# How Good is Central Queensland University



## KaranSahni (May 27, 2015)

Hello everyone !
i'm a resident of New Dehli, India
I'm an ECE ( Electronics and Communication ) Graduate from ITM university, INDIA
I am planning to pursue my masters in Information systems from a good university in Australia
So far i've just got an offer letter from CQU ( Central Queensland university , Melbourne )
Is it worth the effort and all the money i put in ?
I also applied to other Uni's like Deakin, LaTrobe, Victoria. But they did not give me an offer letter mainly because of the low percentage in my Graduation ( 52%) 
i Did have a few back logs too.
So , if i have to pursue masters of information systems from CQU, is it worth it ?
I eventually plan to get the PR and stay and work in AUSTRALIA.

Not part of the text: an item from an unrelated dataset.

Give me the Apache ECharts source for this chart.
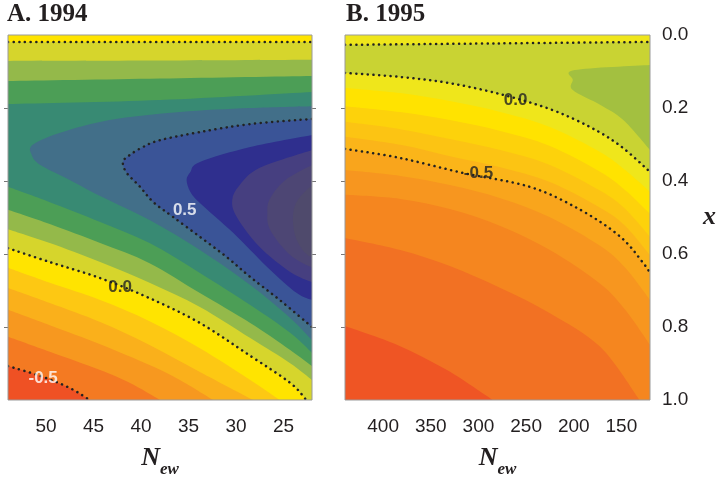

Waiting for your valuable comments and suggestions
Regards.


----------



## neha.12 (May 26, 2015)

I done master in IT from CQU... BAD University....
No internship, No practical, No latest subject. Still teaching Language C and ASP.Net2..They failed too many student if u just take some source from internet to just complete your assignments. Per fail subject was 2500 on that time. 
Please if u wanna job in IT go and inroll in good university. In 2013, CQU stop giving admission to international students some immi problems. I heard too many students complaints about it. Gold coast uni is already closed. Brisbane CQU is stop giving admission to international student.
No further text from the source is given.